Quote all lines below exactly. Images stay out.

%%

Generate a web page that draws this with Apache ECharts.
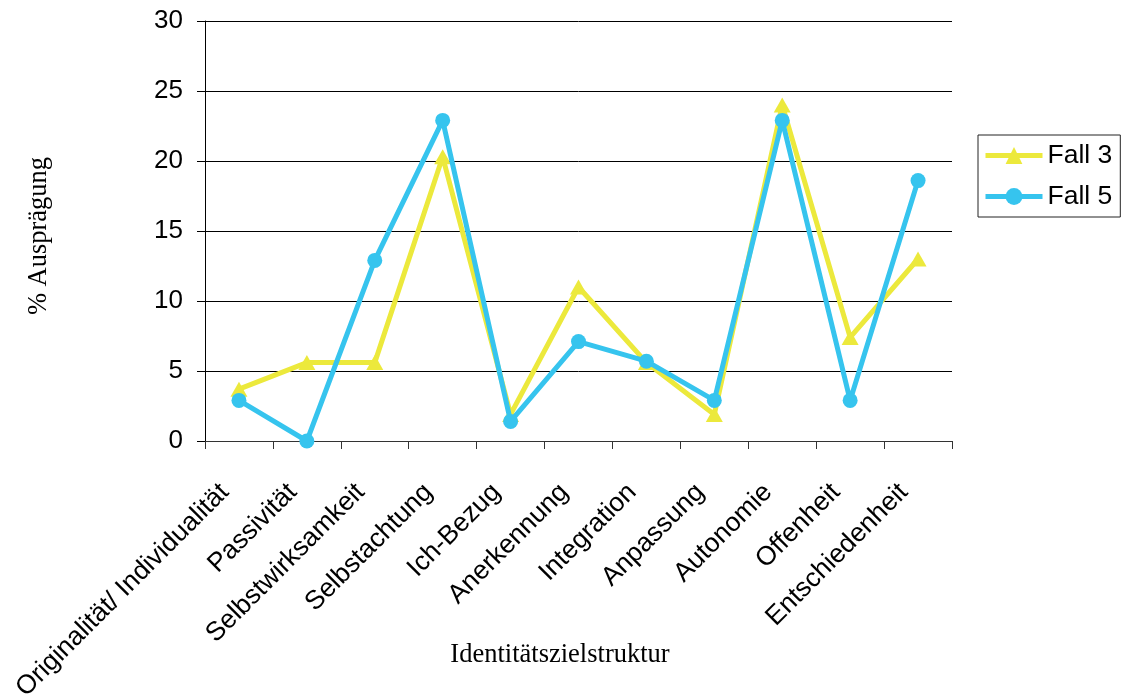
<!DOCTYPE html>
<html>
<head>
<meta charset="utf-8">
<script src="https://cdn.jsdelivr.net/npm/echarts@6/dist/echarts.min.js"></script>
<style>
  html, body { margin: 0; padding: 0; background: #fff; }
  #chart { width: 1123px; height: 695px; }
</style>
</head>
<body>
<div id="chart"></div>
<script>
// Categories of the identity goal structure
const categories = [
  'Originalität/ Individualität', 'Passivität', 'Selbstwirksamkeit', 'Selbstachtung',
  'Ich-Bezug', 'Anerkennung', 'Integration', 'Anpassung', 'Autonomie',
  'Offenheit', 'Entschiedenheit'
];

// Percentage values per case
const fall3 = [3.7, 5.6, 5.6, 20.3, 1.9, 11.0, 5.6, 1.9, 24.0, 7.4, 13.0];
const fall5 = [2.9, 0.0, 12.9, 22.9, 1.4, 7.1, 5.7, 2.9, 22.9, 2.9, 18.6];

const seriesNames = ['Fall 3', 'Fall 5'];
const yTicks = { min: 0, max: 30, step: 5 };

const sansFont = '"Liberation Sans", Arial, Helvetica, sans-serif';
const serifFont = '"Liberation Serif", "Times New Roman", serif';
const yellow = '#ECE93C';
const blue = '#36C4EE';

const chart = echarts.init(document.getElementById('chart'), null, { renderer: 'canvas' });

chart.setOption({
  animation: false,
  backgroundColor: '#ffffff',
  grid: { left: 205, right: 171, top: 21, bottom: 254, containLabel: false, outerBoundsMode: 'none' },
  legend: {
    orient: 'vertical',
    left: 978,
    top: 135,
    padding: [7, 8, 7, 5],
    itemGap: 14,
    itemWidth: 57,
    itemHeight: 21,
    borderColor: '#222',
    borderWidth: 1,
    lineStyle: { width: 5 },
    textStyle: { fontFamily: sansFont, fontSize: 26.5, color: '#000' },
    data: seriesNames
  },
  xAxis: {
    type: 'category',
    data: categories,
    boundaryGap: true,
    name: 'Identitätszielstruktur',
    nameLocation: 'middle',
    nameGap: 201,
    nameMoveOverlap: false,
    nameTextStyle: { fontFamily: serifFont, fontSize: 26.5, color: '#000', padding: [0, 37, 0, 0] },
    axisLine: { lineStyle: { color: '#333', width: 1 } },
    axisTick: { show: true, alignWithLabel: false, length: 8, lineStyle: { color: '#333' } },
    axisLabel: {
      interval: 0,
      rotate: 45,
      margin: 33,
      padding: [0, 20, 12, 0],
      fontFamily: sansFont,
      fontSize: 26.5,
      color: '#000'
    },
    splitLine: { show: false }
  },
  yAxis: {
    type: 'value',
    min: yTicks.min,
    max: yTicks.max,
    interval: yTicks.step,
    name: '% Ausprägung',
    nameLocation: 'middle',
    nameGap: 152,
    nameMoveOverlap: false,
    nameTextStyle: { fontFamily: serifFont, fontSize: 26.5, color: '#000', padding: [0, 10, 0, 0] },
    axisLine: { show: true, lineStyle: { color: '#000', width: 1 } },
    axisTick: { show: true, length: 8, lineStyle: { color: '#000' } },
    axisLabel: { margin: 22, fontFamily: sansFont, fontSize: 26, color: '#000' },
    splitLine: { show: true, lineStyle: { color: '#000', width: 1 } }
  },
  series: [
    {
      name: seriesNames[0],
      type: 'line',
      data: fall3,
      symbol: 'triangle',
      symbolSize: [17, 15],
      lineStyle: { color: yellow, width: 5 },
      itemStyle: { color: yellow, borderWidth: 0 },
      z: 2
    },
    {
      name: seriesNames[1],
      type: 'line',
      data: fall5,
      symbol: 'circle',
      symbolSize: 15,
      lineStyle: { color: blue, width: 5 },
      itemStyle: { color: blue, borderWidth: 0 },
      z: 3
    }
  ]
});
</script>
</body>
</html>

%%

● **Solution to the exercise**
Generate a web page that draws this with Apache ECharts.
<!DOCTYPE html>
<html>
<head>
<meta charset="utf-8">
<script src="https://cdn.jsdelivr.net/npm/echarts@6/dist/echarts.min.js"></script>
<style>
  html, body { margin: 0; padding: 0; background: #fff; }
  #chart { width: 1123px; height: 695px; }
</style>
</head>
<body>
<div id="chart"></div>
<script>
// Categories of the identity goal structure
const categories = [
  'Originalität/ Individualität', 'Passivität', 'Selbstwirksamkeit', 'Selbstachtung',
  'Ich-Bezug', 'Anerkennung', 'Integration', 'Anpassung', 'Autonomie',
  'Offenheit', 'Entschiedenheit'
];

// Percentage values per case
const fall3 = [3.7, 5.6, 5.6, 20.3, 1.9, 11.0, 5.6, 1.9, 24.0, 7.4, 13.0];
const fall5 = [2.9, 0.0, 12.9, 22.9, 1.4, 7.1, 5.7, 2.9, 22.9, 2.9, 18.6];

const seriesNames = ['Fall 3', 'Fall 5'];
const yTicks = { min: 0, max: 30, step: 5 };

const sansFont = '"Liberation Sans", Arial, Helvetica, sans-serif';
const serifFont = '"Liberation Serif", "Times New Roman", serif';
const yellow = '#ECE93C';
const blue = '#36C4EE';

const chart = echarts.init(document.getElementById('chart'), null, { renderer: 'canvas' });

chart.setOption({
  animation: false,
  backgroundColor: '#ffffff',
  grid: { left: 205, right: 171, top: 21, bottom: 254, containLabel: false, outerBoundsMode: 'none' },
  legend: {
    orient: 'vertical',
    left: 978,
    top: 135,
    padding: [7, 8, 7, 5],
    itemGap: 14,
    itemWidth: 57,
    itemHeight: 21,
    borderColor: '#222',
    borderWidth: 1,
    lineStyle: { width: 5 },
    textStyle: { fontFamily: sansFont, fontSize: 26.5, color: '#000' },
    data: seriesNames
  },
  xAxis: {
    type: 'category',
    data: categories,
    boundaryGap: true,
    name: 'Identitätszielstruktur',
    nameLocation: 'middle',
    nameGap: 201,
    nameMoveOverlap: false,
    nameTextStyle: { fontFamily: serifFont, fontSize: 26.5, color: '#000', padding: [0, 37, 0, 0] },
    axisLine: { lineStyle: { color: '#333', width: 1 } },
    axisTick: { show: true, alignWithLabel: false, length: 8, lineStyle: { color: '#333' } },
    axisLabel: {
      interval: 0,
      rotate: 45,
      margin: 33,
      padding: [0, 20, 12, 0],
      fontFamily: sansFont,
      fontSize: 26.5,
      color: '#000'
    },
    splitLine: { show: false }
  },
  yAxis: {
    type: 'value',
    min: yTicks.min,
    max: yTicks.max,
    interval: yTicks.step,
    name: '% Ausprägung',
    nameLocation: 'middle',
    nameGap: 152,
    nameMoveOverlap: false,
    nameTextStyle: { fontFamily: serifFont, fontSize: 26.5, color: '#000', padding: [0, 10, 0, 0] },
    axisLine: { show: true, lineStyle: { color: '#000', width: 1 } },
    axisTick: { show: true, length: 8, lineStyle: { color: '#000' } },
    axisLabel: { margin: 22, fontFamily: sansFont, fontSize: 26, color: '#000' },
    splitLine: { show: true, lineStyle: { color: '#000', width: 1 } }
  },
  series: [
    {
      name: seriesNames[0],
      type: 'line',
      data: fall3,
      symbol: 'triangle',
      symbolSize: [17, 15],
      lineStyle: { color: yellow, width: 5 },
      itemStyle: { color: yellow, borderWidth: 0 },
      z: 2
    },
    {
      name: seriesNames[1],
      type: 'line',
      data: fall5,
      symbol: 'circle',
      symbolSize: 15,
      lineStyle: { color: blue, width: 5 },
      itemStyle: { color: blue, borderWidth: 0 },
      z: 3
    }
  ]
});
</script>
</body>
</html>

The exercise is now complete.